* DIRECTIONS FOR THIS TASK
Your task is to repeat all of the data exactly while excluding the pictures.

* DATA BLOCK
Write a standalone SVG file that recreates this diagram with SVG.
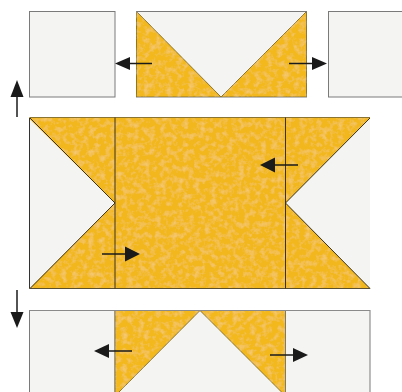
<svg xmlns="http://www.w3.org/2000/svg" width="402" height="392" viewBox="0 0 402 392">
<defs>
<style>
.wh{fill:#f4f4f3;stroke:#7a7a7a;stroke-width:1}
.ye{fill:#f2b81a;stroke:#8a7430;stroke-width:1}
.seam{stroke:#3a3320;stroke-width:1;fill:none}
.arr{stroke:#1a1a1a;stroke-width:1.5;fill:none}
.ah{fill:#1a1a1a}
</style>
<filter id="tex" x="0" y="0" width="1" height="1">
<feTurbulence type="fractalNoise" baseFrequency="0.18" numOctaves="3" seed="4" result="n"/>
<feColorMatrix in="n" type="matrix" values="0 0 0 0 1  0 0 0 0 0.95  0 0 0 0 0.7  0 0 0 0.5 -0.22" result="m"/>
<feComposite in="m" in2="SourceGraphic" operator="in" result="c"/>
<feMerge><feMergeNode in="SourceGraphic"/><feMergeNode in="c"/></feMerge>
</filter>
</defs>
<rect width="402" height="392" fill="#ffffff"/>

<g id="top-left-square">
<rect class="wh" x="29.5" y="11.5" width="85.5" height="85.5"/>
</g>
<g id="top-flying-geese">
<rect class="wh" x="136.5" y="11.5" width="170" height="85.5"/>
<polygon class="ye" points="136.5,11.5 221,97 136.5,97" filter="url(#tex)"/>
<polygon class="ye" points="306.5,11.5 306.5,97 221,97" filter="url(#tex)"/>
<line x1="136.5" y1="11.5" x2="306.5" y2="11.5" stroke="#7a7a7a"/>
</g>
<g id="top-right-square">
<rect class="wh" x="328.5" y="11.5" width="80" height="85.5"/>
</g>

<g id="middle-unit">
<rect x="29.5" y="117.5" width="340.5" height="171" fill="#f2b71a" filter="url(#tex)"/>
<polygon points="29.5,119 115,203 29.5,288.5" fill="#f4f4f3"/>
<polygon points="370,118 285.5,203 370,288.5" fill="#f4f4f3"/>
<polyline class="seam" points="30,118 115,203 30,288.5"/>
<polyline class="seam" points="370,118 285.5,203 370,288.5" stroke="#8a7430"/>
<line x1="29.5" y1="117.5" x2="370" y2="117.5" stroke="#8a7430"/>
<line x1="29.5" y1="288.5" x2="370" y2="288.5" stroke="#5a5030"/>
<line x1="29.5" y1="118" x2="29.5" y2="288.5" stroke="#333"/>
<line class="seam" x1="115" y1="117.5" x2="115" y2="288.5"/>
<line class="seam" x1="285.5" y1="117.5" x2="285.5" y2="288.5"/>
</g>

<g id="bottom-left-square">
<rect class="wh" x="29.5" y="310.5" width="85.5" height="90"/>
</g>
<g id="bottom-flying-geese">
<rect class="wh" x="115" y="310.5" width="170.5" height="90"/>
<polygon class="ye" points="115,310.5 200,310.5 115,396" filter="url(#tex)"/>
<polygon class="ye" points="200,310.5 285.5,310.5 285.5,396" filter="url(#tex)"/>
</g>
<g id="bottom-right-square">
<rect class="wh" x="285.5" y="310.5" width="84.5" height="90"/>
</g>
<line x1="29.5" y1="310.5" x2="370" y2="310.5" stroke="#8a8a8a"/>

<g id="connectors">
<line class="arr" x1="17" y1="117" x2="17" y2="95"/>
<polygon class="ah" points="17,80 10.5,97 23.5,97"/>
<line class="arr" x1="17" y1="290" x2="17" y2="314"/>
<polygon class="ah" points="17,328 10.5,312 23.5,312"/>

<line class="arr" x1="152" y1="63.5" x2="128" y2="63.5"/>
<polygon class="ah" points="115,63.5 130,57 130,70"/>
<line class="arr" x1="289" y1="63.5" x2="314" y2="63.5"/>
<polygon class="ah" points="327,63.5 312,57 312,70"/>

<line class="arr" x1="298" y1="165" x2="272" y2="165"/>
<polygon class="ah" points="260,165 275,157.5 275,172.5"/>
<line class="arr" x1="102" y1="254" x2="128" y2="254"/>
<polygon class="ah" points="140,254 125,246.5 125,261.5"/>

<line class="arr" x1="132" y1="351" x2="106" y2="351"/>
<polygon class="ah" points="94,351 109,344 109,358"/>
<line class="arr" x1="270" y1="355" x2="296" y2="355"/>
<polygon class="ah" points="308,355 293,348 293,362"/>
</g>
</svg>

* TASK SOLUTION
Write a standalone SVG file that recreates this diagram with SVG.
<svg xmlns="http://www.w3.org/2000/svg" width="402" height="392" viewBox="0 0 402 392">
<defs>
<style>
.wh{fill:#f4f4f3;stroke:#7a7a7a;stroke-width:1}
.ye{fill:#f2b81a;stroke:#8a7430;stroke-width:1}
.seam{stroke:#3a3320;stroke-width:1;fill:none}
.arr{stroke:#1a1a1a;stroke-width:1.5;fill:none}
.ah{fill:#1a1a1a}
</style>
<filter id="tex" x="0" y="0" width="1" height="1">
<feTurbulence type="fractalNoise" baseFrequency="0.18" numOctaves="3" seed="4" result="n"/>
<feColorMatrix in="n" type="matrix" values="0 0 0 0 1  0 0 0 0 0.95  0 0 0 0 0.7  0 0 0 0.5 -0.22" result="m"/>
<feComposite in="m" in2="SourceGraphic" operator="in" result="c"/>
<feMerge><feMergeNode in="SourceGraphic"/><feMergeNode in="c"/></feMerge>
</filter>
</defs>
<rect width="402" height="392" fill="#ffffff"/>

<g id="top-left-square">
<rect class="wh" x="29.5" y="11.5" width="85.5" height="85.5"/>
</g>
<g id="top-flying-geese">
<rect class="wh" x="136.5" y="11.5" width="170" height="85.5"/>
<polygon class="ye" points="136.5,11.5 221,97 136.5,97" filter="url(#tex)"/>
<polygon class="ye" points="306.5,11.5 306.5,97 221,97" filter="url(#tex)"/>
<line x1="136.5" y1="11.5" x2="306.5" y2="11.5" stroke="#7a7a7a"/>
</g>
<g id="top-right-square">
<rect class="wh" x="328.5" y="11.5" width="80" height="85.5"/>
</g>

<g id="middle-unit">
<rect x="29.5" y="117.5" width="340.5" height="171" fill="#f2b71a" filter="url(#tex)"/>
<polygon points="29.5,119 115,203 29.5,288.5" fill="#f4f4f3"/>
<polygon points="370,118 285.5,203 370,288.5" fill="#f4f4f3"/>
<polyline class="seam" points="30,118 115,203 30,288.5"/>
<polyline class="seam" points="370,118 285.5,203 370,288.5" stroke="#8a7430"/>
<line x1="29.5" y1="117.5" x2="370" y2="117.5" stroke="#8a7430"/>
<line x1="29.5" y1="288.5" x2="370" y2="288.5" stroke="#5a5030"/>
<line x1="29.5" y1="118" x2="29.5" y2="288.5" stroke="#333"/>
<line class="seam" x1="115" y1="117.5" x2="115" y2="288.5"/>
<line class="seam" x1="285.5" y1="117.5" x2="285.5" y2="288.5"/>
</g>

<g id="bottom-left-square">
<rect class="wh" x="29.5" y="310.5" width="85.5" height="90"/>
</g>
<g id="bottom-flying-geese">
<rect class="wh" x="115" y="310.5" width="170.5" height="90"/>
<polygon class="ye" points="115,310.5 200,310.5 115,396" filter="url(#tex)"/>
<polygon class="ye" points="200,310.5 285.5,310.5 285.5,396" filter="url(#tex)"/>
</g>
<g id="bottom-right-square">
<rect class="wh" x="285.5" y="310.5" width="84.5" height="90"/>
</g>
<line x1="29.5" y1="310.5" x2="370" y2="310.5" stroke="#8a8a8a"/>

<g id="connectors">
<line class="arr" x1="17" y1="117" x2="17" y2="95"/>
<polygon class="ah" points="17,80 10.5,97 23.5,97"/>
<line class="arr" x1="17" y1="290" x2="17" y2="314"/>
<polygon class="ah" points="17,328 10.5,312 23.5,312"/>

<line class="arr" x1="152" y1="63.5" x2="128" y2="63.5"/>
<polygon class="ah" points="115,63.5 130,57 130,70"/>
<line class="arr" x1="289" y1="63.5" x2="314" y2="63.5"/>
<polygon class="ah" points="327,63.5 312,57 312,70"/>

<line class="arr" x1="298" y1="165" x2="272" y2="165"/>
<polygon class="ah" points="260,165 275,157.5 275,172.5"/>
<line class="arr" x1="102" y1="254" x2="128" y2="254"/>
<polygon class="ah" points="140,254 125,246.5 125,261.5"/>

<line class="arr" x1="132" y1="351" x2="106" y2="351"/>
<polygon class="ah" points="94,351 109,344 109,358"/>
<line class="arr" x1="270" y1="355" x2="296" y2="355"/>
<polygon class="ah" points="308,355 293,348 293,362"/>
</g>
</svg>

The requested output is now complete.